§ **Aim of the exercise**
Starting at the first line of the data, print each line verbatim up to and including the line bearing "t in tick_labels)", omitting pictures.

§ **Given information**
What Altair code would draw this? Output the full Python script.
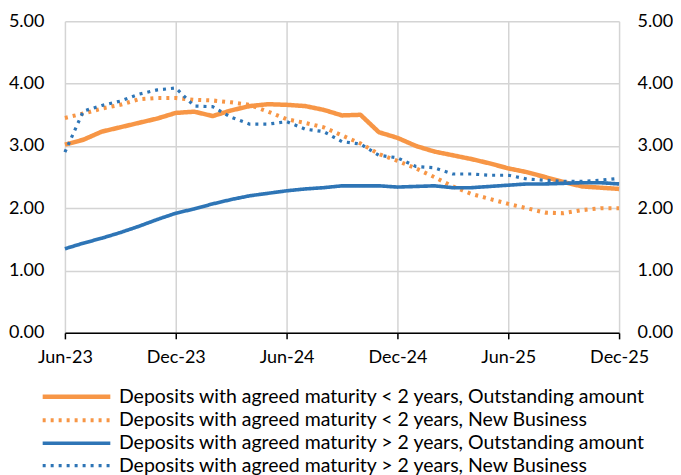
import altair as alt
import pandas as pd

months = ["Jun-23", "Jul-23", "Aug-23", "Sep-23", "Oct-23", "Nov-23", "Dec-23",
          "Jan-24", "Feb-24", "Mar-24", "Apr-24", "May-24", "Jun-24", "Jul-24",
          "Aug-24", "Sep-24", "Oct-24", "Nov-24", "Dec-24",
          "Jan-25", "Feb-25", "Mar-25", "Apr-25", "May-25", "Jun-25", "Jul-25",
          "Aug-25", "Sep-25", "Oct-25", "Nov-25", "Dec-25"]

series_names = [
    "Deposits with agreed maturity < 2 years, Outstanding amount",
    "Deposits with agreed maturity < 2 years, New Business",
    "Deposits with agreed maturity > 2 years, Outstanding amount",
    "Deposits with agreed maturity > 2 years, New Business",
]

short_oa = [3.02, 3.10, 3.23, 3.30, 3.37, 3.44, 3.53, 3.55, 3.48, 3.57, 3.64,
            3.67, 3.66, 3.64, 3.58, 3.49, 3.50, 3.22, 3.13, 3.00, 2.91, 2.85,
            2.79, 2.72, 2.64, 2.58, 2.50, 2.42, 2.35, 2.33, 2.31]
short_nb = [3.45, 3.52, 3.60, 3.66, 3.75, 3.77, 3.77, 3.74, 3.73, 3.70, 3.66,
            3.55, 3.43, 3.37, 3.30, 3.17, 3.04, 2.87, 2.76, 2.64, 2.50, 2.35,
            2.23, 2.15, 2.07, 2.00, 1.93, 1.92, 1.97, 2.00, 2.00]
long_oa = [1.35, 1.44, 1.52, 1.61, 1.71, 1.82, 1.92, 1.99, 2.07, 2.14, 2.20,
           2.24, 2.28, 2.31, 2.33, 2.36, 2.36, 2.36, 2.34, 2.35, 2.36, 2.33,
           2.33, 2.35, 2.37, 2.39, 2.39, 2.40, 2.41, 2.41, 2.39]
long_nb = [2.90, 3.56, 3.65, 3.72, 3.83, 3.90, 3.93, 3.64, 3.63, 3.46, 3.35,
           3.35, 3.39, 3.27, 3.23, 3.07, 3.03, 2.85, 2.81, 2.67, 2.65, 2.55,
           2.55, 2.53, 2.53, 2.47, 2.45, 2.43, 2.43, 2.45, 2.48]

tick_labels = ["Jun-23", "Dec-23", "Jun-24", "Dec-24", "Jun-25", "Dec-25"]

ORANGE = "#F79646"
BLUE = "#2E75B6"
FONT = "Lato"

rows = []
for name, vals in zip(series_names, [short_oa, short_nb, long_oa, long_nb]):
    for i, (m, v) in enumerate(zip(months, vals)):
        rows.append({"idx": i, "month": m, "series": name, "value": v})
df = pd.DataFrame(rows)

label_js = "[" + ",".join("'%s'" % t for t in tick_labels) + "]"

x_enc = alt.X(
    "idx:Q",
    scale=alt.Scale(domain=[0, 30], nice=False, zero=False),
    axis=alt.Axis(
        title=None,
        values=[0, 6, 12, 18, 24, 30],
        labelExpr=label_js + "[round(datum.value / 6)]",
        tickSize=6, tickColor="#000000", tickWidth=1.5,
        domainColor="#000000", domainWidth=1.5,
        grid=True, gridColor="#d4d4d4", gridWidth=1.5,
        labelFont=FONT, labelFontSize=18, labelColor="#000000",
        labelPadding=10, labelFlush=False,
    ),
)

y_scale = alt.Scale(domain=[0, 5], nice=False)

legend_kw = dict(
    title=None, orient="none", legendX=-2.4, legendY=362,
    direction="vertical", symbolType="M-3,0H3", symbolSize=510,
    symbolStrokeWidth=4, labelFont=FONT, labelFontSize=19.5,
    labelColor="#000000", labelLimit=800, rowPadding=0, labelOffset=28.5,
)

lines = alt.Chart(df).mark_line(strokeCap="butt", strokeJoin="round").encode(
    x=x_enc,
    y=alt.Y(
        "value:Q", scale=y_scale,
        axis=alt.Axis(
            title=None, orient="left", values=[0, 1, 2, 3, 4, 5], format=".2f",
            ticks=False, domain=False, grid=True, gridColor="#d4d4d4", gridWidth=1.5,
            labelFont=FONT, labelFontSize=18, labelColor="#000000", labelPadding=21,
        ),
    ),
    color=alt.Color(
        "series:N",
        scale=alt.Scale(domain=series_names, range=[ORANGE, ORANGE, BLUE, BLUE]),
        legend=alt.Legend(**legend_kw),
    ),
    strokeDash=alt.StrokeDash(
        "series:N",
        scale=alt.Scale(domain=series_names, range=[[1, 0], [3, 5], [1, 0], [3, 5]]),
        legend=alt.Legend(**legend_kw),
    ),
    strokeWidth=alt.StrokeWidth(
        "series:N",
        scale=alt.Scale(domain=series_names, range=[4.5, 3.2, 4.2, 3.2]),
        legend=None,
    ),
    order=alt.Order("idx:Q"),
)

right = alt.Chart(df).mark_line(opacity=0).encode(
    x=alt.X("idx:Q", scale=alt.Scale(domain=[0, 30], nice=False, zero=False)),
    y=alt.Y(
        "value:Q", scale=y_scale,
        axis=alt.Axis(
            title=None, orient="right", values=[0, 1, 2, 3, 4, 5], format=".2f",
            ticks=False, domain=False, grid=False,
            labelFont=FONT, labelFontSize=18, labelColor="#000000", labelPadding=18,
        ),
    ),
    detail="series:N",
)

chart = alt.layer(lines, right).resolve_scale(y="independent").properties(
    width=555, height=312,
    padding={"top": 4, "left": 0, "right": 0, "bottom": 0},
).configure_view(strokeWidth=0)

chart.save("out.html", embed_options={"renderer": "svg", "actions": False})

§ **Finished task**
What Altair code would draw this? Output the full Python script.
import altair as alt
import pandas as pd

months = ["Jun-23", "Jul-23", "Aug-23", "Sep-23", "Oct-23", "Nov-23", "Dec-23",
          "Jan-24", "Feb-24", "Mar-24", "Apr-24", "May-24", "Jun-24", "Jul-24",
          "Aug-24", "Sep-24", "Oct-24", "Nov-24", "Dec-24",
          "Jan-25", "Feb-25", "Mar-25", "Apr-25", "May-25", "Jun-25", "Jul-25",
          "Aug-25", "Sep-25", "Oct-25", "Nov-25", "Dec-25"]

series_names = [
    "Deposits with agreed maturity < 2 years, Outstanding amount",
    "Deposits with agreed maturity < 2 years, New Business",
    "Deposits with agreed maturity > 2 years, Outstanding amount",
    "Deposits with agreed maturity > 2 years, New Business",
]

short_oa = [3.02, 3.10, 3.23, 3.30, 3.37, 3.44, 3.53, 3.55, 3.48, 3.57, 3.64,
            3.67, 3.66, 3.64, 3.58, 3.49, 3.50, 3.22, 3.13, 3.00, 2.91, 2.85,
            2.79, 2.72, 2.64, 2.58, 2.50, 2.42, 2.35, 2.33, 2.31]
short_nb = [3.45, 3.52, 3.60, 3.66, 3.75, 3.77, 3.77, 3.74, 3.73, 3.70, 3.66,
            3.55, 3.43, 3.37, 3.30, 3.17, 3.04, 2.87, 2.76, 2.64, 2.50, 2.35,
            2.23, 2.15, 2.07, 2.00, 1.93, 1.92, 1.97, 2.00, 2.00]
long_oa = [1.35, 1.44, 1.52, 1.61, 1.71, 1.82, 1.92, 1.99, 2.07, 2.14, 2.20,
           2.24, 2.28, 2.31, 2.33, 2.36, 2.36, 2.36, 2.34, 2.35, 2.36, 2.33,
           2.33, 2.35, 2.37, 2.39, 2.39, 2.40, 2.41, 2.41, 2.39]
long_nb = [2.90, 3.56, 3.65, 3.72, 3.83, 3.90, 3.93, 3.64, 3.63, 3.46, 3.35,
           3.35, 3.39, 3.27, 3.23, 3.07, 3.03, 2.85, 2.81, 2.67, 2.65, 2.55,
           2.55, 2.53, 2.53, 2.47, 2.45, 2.43, 2.43, 2.45, 2.48]

tick_labels = ["Jun-23", "Dec-23", "Jun-24", "Dec-24", "Jun-25", "Dec-25"]

ORANGE = "#F79646"
BLUE = "#2E75B6"
FONT = "Lato"

rows = []
for name, vals in zip(series_names, [short_oa, short_nb, long_oa, long_nb]):
    for i, (m, v) in enumerate(zip(months, vals)):
        rows.append({"idx": i, "month": m, "series": name, "value": v})
df = pd.DataFrame(rows)

label_js = "[" + ",".join("'%s'" % t for t in tick_labels) + "]"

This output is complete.